少子化を不動産ビジネスの危機と捉えるべきか?
昨今、日本の少子高齢化が問題視されています。この要素は不動産投資家の不安の種の一つであることでしょう。
2015年には、人口減少が戦後初めて国勢調査ベースで確認されました。前回調査時より12万人減少という、街が一つ消滅したのようなインパクトがあります。
そして、2020年1月1日現在の人口調査では、5年前に比べ0.85%の減少率と発表がありました。やはり減少傾向は止まる気配を見せません。
少子高齢化社会で重要なポイントとは?
人口減少にばかり気を取られがちですが、不動産ビジネスにおいて重要なのは、そもそも物件の地域の人口ではなく「世帯数」です。
世帯数が増えるエリアではそもそも需要が増え、そして部屋数の必要数は上がり、単価も上昇する傾向があります。これがポイントです。
野村総研が発表した “日本の不動産投資市場2018” というレポートによると、世帯数予測は2010年国勢調査をベースとして予測と比べ、世帯数のピークは2019年から2023年にシフトし、2030年時点では225万世帯が増加すると見込んでいます。また、東京圏の人口・世帯数はともに増加を続け、人口は2020年、世帯数は2025年をピークを迎える見込みです。
事実、総務省が発表した最新の人口動態調査の結果では、東京・神奈川の2都県が人口増加しており、東京都だけでも0.52%増加し、世帯数も増加しています。

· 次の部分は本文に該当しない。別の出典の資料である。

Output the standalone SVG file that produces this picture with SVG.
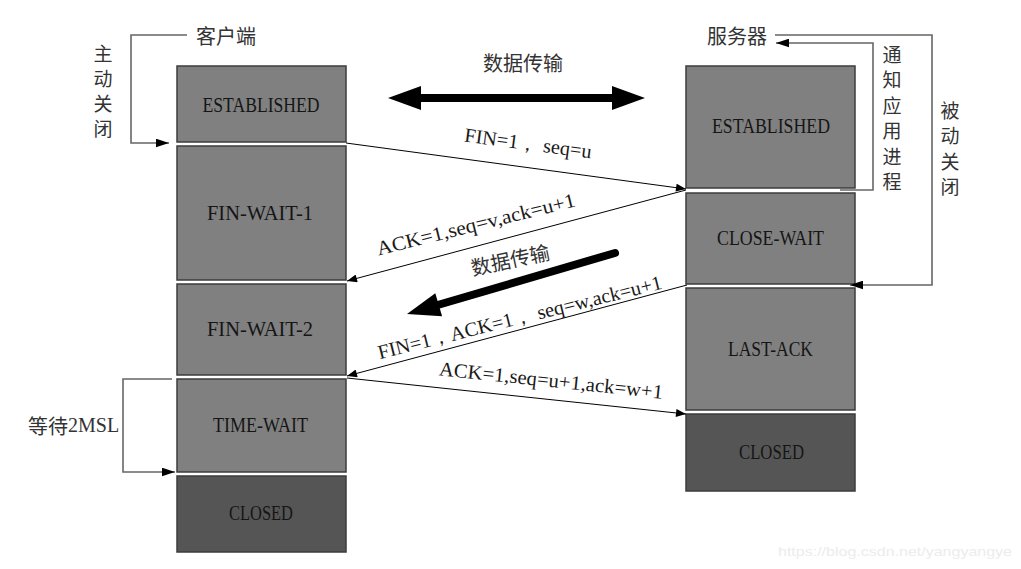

余談ですが、埼玉・千葉も以前までは増加傾向にありましたが、最新の発表ではその2県は減少と報告されています。
世帯数=需要
つまりは、世間一般で叫ばれている、
「少子化・人口減少=不動産投資はリスク」といった報道に惑わされず、どのエリアに狙いをつけるのか?或いは、その物件エリアの現状やポテンシャルはどうなのか?という考え方が非常に重要です。
当然ですが、
人口増加や外国人を含む新しい人口の流入は、世帯数を増加させ住居の需要を押し上げます。前述の通り、東京圏への新しい流入というこの流れは今後も変わりません。
すなわち、不動産ビジネス全体としては都市部、そしてその中でも東京圏がその中心になることは今後明らかです。不動産ビジネスに関わっている方々やこれから関わるであろう方々は、こういった人口増減や世帯数などのトレンドをしっかりと把握しておくことが重要です。
少子高齢化という一見するとリスクに見える現象でも、事実を掘り下げていくとその中でもチャンスが転がっていることはどのような現象にも言えることです。